The broadcaster transmitted three observational documentaries about the UK sex business in December 2018 with titillating titles: Pain for Pleasure, Trans On Demand, and Orgasms for Sale. There was a flurry of complaints to Ofcom that the sexual activity shown in these episodes was unsuitable for broadcast on Channel 5 at 10pm.
Included in the programmes were interviews with sex workers and images of real sexual activity between them and their clients. Some of the content was a tough watch, encompassing (trigger warning to sensitive readers!) eg a dominatrix stapling a client’s genitals; three dominatrixes with a sadomasochistic client, who was tied and masked and had his testicles restrained in a device which was pulled upwards by a lever; a female sex worker urinating onto a client and asking the client if he wants to take “the piss in his mouth” or on his body; a sex worker inserting his fingers into a woman’s vagina repeatedly as she lay on her back with her legs apart.
Ofcom investigated under two Code rules: 2.3 (offensive material must be justified by the context); and 1.19 (material broadcast after the watershed which contains images and/or language of a strong or explicit sexual nature but is not ‘adult sex material’ [must be] justified by the context).
Having previously broadcast a series of The Sex Business without Ofcom getting involved, Channel 5 clearly thought they knew how to comply it. A strong warning was broadcast (narrated and shown in text) before each episode: “Not for the faint hearted. Be prepared throughout for full frontal nudity, extremely graphic scenes of actual kinky sexual activity, including dangerous consensual sexual violence, ball nailing, fisting and practices that only senior Dominatrixes with years of training and experience can undertake safely; all of which may disturb some viewers”. After advertising breaks, a very similar warning was broadcast each time. Shots and sequences were masked or edited with some care.

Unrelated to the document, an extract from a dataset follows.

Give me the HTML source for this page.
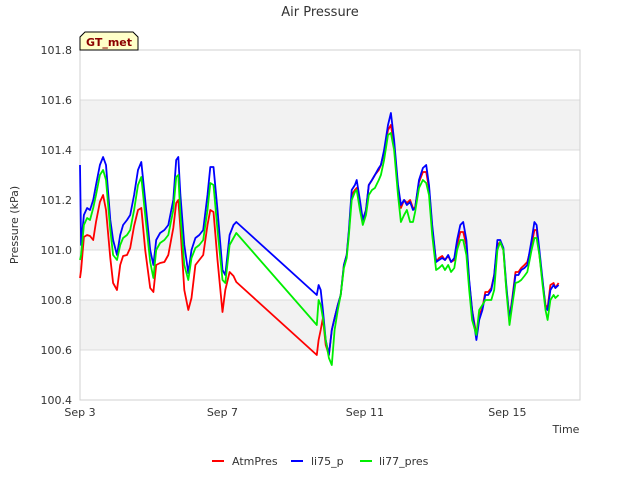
<!DOCTYPE html>
<html><head><meta charset="utf-8"><style>
body{margin:0;background:#fff;font-family:"DejaVu Sans","Liberation Sans",sans-serif;}
svg text{font-family:"DejaVu Sans","Liberation Sans",sans-serif;}
</style></head><body>
<svg id="chart" width="640" height="480" xmlns="http://www.w3.org/2000/svg">
<rect width="640" height="480" fill="#fff"/>
<text x="320" y="16" text-anchor="middle" font-size="13" fill="#333">Air Pressure</text>
<g id="plot"></g>
<text transform="translate(18,225) rotate(-90)" text-anchor="middle" font-size="11" fill="#333">Pressure (kPa)</text>
<text x="566" y="433" text-anchor="middle" font-size="11" fill="#333">Time</text>
<g>
<path d="M80,50 L80,37 L85,32 L133,32 L138,37 L138,50 Z" fill="#ffffc8" stroke="#000" stroke-width="1"/>
<text x="109" y="46" text-anchor="middle" font-size="11" font-weight="bold" fill="#8b0000">GT_met</text>
</g>
<g>
<g><line x1="212" y1="461" x2="224" y2="461" stroke="#ff0000" stroke-width="2"/><text x="232" y="465" font-size="11" fill="#333">AtmPres</text></g>
<g><line x1="291" y1="461" x2="303" y2="461" stroke="#0000ff" stroke-width="2"/><text x="311" y="465" font-size="11" fill="#333">li75_p</text></g>
<g><line x1="360" y1="461" x2="372" y2="461" stroke="#00ee00" stroke-width="2"/><text x="379" y="465" font-size="11" fill="#333">li77_pres</text></g>
</g>
</svg>
<script>
// days since Sep 3
const times = [0.00,0.03,0.11,0.20,0.28,0.37,0.45,0.56,0.65,0.73,0.85,0.93,1.04,1.13,1.21,1.32,1.41,1.52,1.63,1.72,1.83,1.97,2.06,2.14,2.25,2.37,2.48,2.62,2.70,2.76,2.82,2.93,3.04,3.13,3.24,3.35,3.46,3.58,3.66,3.75,3.86,4.00,4.08,4.20,4.31,4.39,
6.65,
6.70,6.76,6.82,6.90,6.99,7.07,7.15,7.24,7.32,7.41,7.49,7.55,7.63,7.72,7.77,7.86,7.94,8.03,8.11,8.20,8.28,8.39,8.45,8.54,8.65,8.73,8.82,8.93,9.01,9.10,9.18,9.27,9.35,9.41,9.52,9.63,9.72,9.80,9.89,10.00,10.08,10.17,10.25,10.34,10.42,10.51,10.59,10.68,10.76,10.85,10.93,11.01,11.13,11.21,11.30,11.38,11.46,11.55,11.63,11.72,11.80,11.89,11.97,12.06,12.14,12.23,12.31,12.39,12.48,12.56,12.68,12.76,12.82,12.90,12.99,13.07,13.13,13.21,13.30,13.35,13.44];
const atmPres = [100.888,100.92,101.052,101.06,101.056,101.04,101.112,101.192,101.22,101.16,100.968,100.868,100.84,100.94,100.976,100.98,101.008,101.096,101.16,101.168,101.00,100.848,100.832,100.94,100.948,100.952,100.98,101.088,101.188,101.20,101.088,100.84,100.76,100.808,100.94,100.96,100.98,101.10,101.16,101.152,100.96,100.752,100.84,100.912,100.896,100.872,
100.58,
100.64,100.68,100.728,100.62,100.58,100.68,100.728,100.78,100.82,100.94,100.98,101.072,101.22,101.24,101.248,101.18,101.12,101.16,101.26,101.28,101.30,101.32,101.34,101.392,101.48,101.50,101.42,101.248,101.168,101.20,101.188,101.20,101.168,101.168,101.272,101.312,101.312,101.248,101.088,100.952,100.968,100.976,100.96,100.976,100.952,100.96,101.02,101.072,101.072,101.02,100.872,100.76,100.66,100.74,100.768,100.832,100.832,100.848,100.90,101.02,101.032,101.00,100.848,100.728,100.808,100.912,100.912,100.928,100.94,100.952,101.02,101.08,101.08,100.98,100.872,100.78,100.768,100.86,100.868,100.848,100.868];
const li75p = [101.34,101.02,101.14,101.168,101.16,101.20,101.26,101.34,101.372,101.34,101.12,101.04,100.98,101.06,101.10,101.12,101.14,101.22,101.32,101.352,101.20,101.00,100.94,101.04,101.068,101.08,101.10,101.20,101.36,101.372,101.22,101.02,100.908,101.00,101.048,101.06,101.08,101.22,101.332,101.332,101.16,100.92,100.90,101.06,101.10,101.112,
100.82,
100.86,100.84,100.76,100.64,100.58,100.68,100.728,100.78,100.82,100.94,100.98,101.08,101.24,101.26,101.28,101.20,101.12,101.16,101.26,101.28,101.30,101.328,101.34,101.40,101.50,101.548,101.44,101.26,101.18,101.20,101.18,101.192,101.16,101.168,101.28,101.328,101.34,101.26,101.10,100.952,100.96,100.968,100.96,100.98,100.952,100.968,101.04,101.10,101.112,101.04,100.88,100.76,100.64,100.72,100.76,100.82,100.82,100.84,100.90,101.04,101.04,101.008,100.86,100.72,100.80,100.90,100.90,100.92,100.928,100.94,101.04,101.112,101.10,101.00,100.88,100.768,100.76,100.84,100.86,100.848,100.86];
const li77pres = [100.96,100.98,101.10,101.128,101.12,101.168,101.22,101.30,101.32,101.28,101.08,100.98,100.96,101.02,101.048,101.06,101.08,101.16,101.26,101.292,101.14,100.952,100.888,101.00,101.028,101.04,101.06,101.16,101.292,101.30,101.14,100.94,100.88,100.968,101.008,101.02,101.04,101.16,101.268,101.26,101.08,100.88,100.868,101.02,101.048,101.068,
100.70,
100.80,100.78,100.728,100.64,100.568,100.54,100.68,100.76,100.82,100.928,100.968,101.06,101.20,101.232,101.24,101.16,101.10,101.14,101.22,101.24,101.248,101.28,101.30,101.36,101.46,101.468,101.40,101.22,101.112,101.14,101.16,101.112,101.112,101.152,101.248,101.28,101.268,101.22,101.06,100.92,100.928,100.94,100.92,100.94,100.912,100.928,101.00,101.04,101.04,100.98,100.84,100.72,100.66,100.76,100.78,100.80,100.80,100.80,100.84,101.00,101.032,101.00,100.84,100.70,100.78,100.868,100.872,100.88,100.896,100.912,101.00,101.048,101.048,100.98,100.86,100.76,100.72,100.80,100.82,100.808,100.82];
const yTicks = [100.4,100.6,100.8,101.0,101.2,101.4,101.6,101.8];
const yTickLabels = ["100.4","100.6","100.8","101.0","101.2","101.4","101.6","101.8"];
const xTicks = [0,4,8,12];
const xTickLabels = ["Sep 3","Sep 7","Sep 11","Sep 15"];

const L=80,R=580,T=50,B=400;
const xMin=0,xMax=14.04,yMin=100.4,yMax=101.8;
const xs=d=>L+(d-xMin)/(xMax-xMin)*(R-L);
const ys=v=>B-(v-yMin)/(yMax-yMin)*(B-T);
const NS="http://www.w3.org/2000/svg";
const g=document.getElementById('plot');
function mk(tag,attrs){const e=document.createElementNS(NS,tag);for(const k in attrs)e.setAttribute(k,attrs[k]);g.appendChild(e);return e;}
for(let i=0;i<yTicks.length-1;i++){
  if(i%2===1){
    const r=mk('rect',{x:L,y:ys(yTicks[i+1]),width:R-L,height:ys(yTicks[i])-ys(yTicks[i+1]),fill:'#f2f2f2'});
    
    
  }
}
yTicks.forEach((v,i)=>{
  const l=mk('line',{x1:L,x2:R,y1:ys(v),y2:ys(v),stroke:'#dcdcdc','stroke-width':1});
  
  
  const t=mk('text',{x:L-8,y:ys(v)+4,'text-anchor':'end','font-size':11,fill:'#333'});
  t.textContent=yTickLabels[i];
  
  
});
xTicks.forEach((d,i)=>{
  const t=mk('text',{x:xs(d),y:416,'text-anchor':'middle','font-size':11,fill:'#333'});
  t.textContent=xTickLabels[i];
  
  
});
const fr=mk('rect',{x:L,y:T,width:R-L,height:B-T,fill:'none',stroke:'#d0d0d0','stroke-width':1});


function series(vals,color,name){
  const d=vals.map((v,i)=>(i?'L':'M')+xs(times[i]).toFixed(1)+','+ys(v).toFixed(1)).join(' ');
  const p=mk('path',{d:d,fill:'none',stroke:color,'stroke-width':1.8,'stroke-linejoin':'round'});
  
  
}
series(atmPres,'#ff0000','atmpres-line');
series(li75p,'#0000ff','li75-p-line');
series(li77pres,'#00ee00','li77-pres-line');
</script>
</body></html>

Channel 5 clearly considered they had done enough and put up a doughty defence. But Ofcom disagreed. This is after all a genuine area of regulatory discretion, which Ofcom exercised here in my view with a well reasoned decision. The decisive issue was time of broadcast. In effect Ofcom concluded that the programmes would have complied with the Code if they had been shown an hour later, at 11pm and not 10pm, when fewer children were likely to be watching. Significantly (and rightly in my view) the programmes are still available on Channel 5’s catch up service
So the compliance take-away is clear: if you wish to broadcast programmes with strong sexual or violent content, limit that content appropriately, give robust warnings to viewers and air it after 11pm.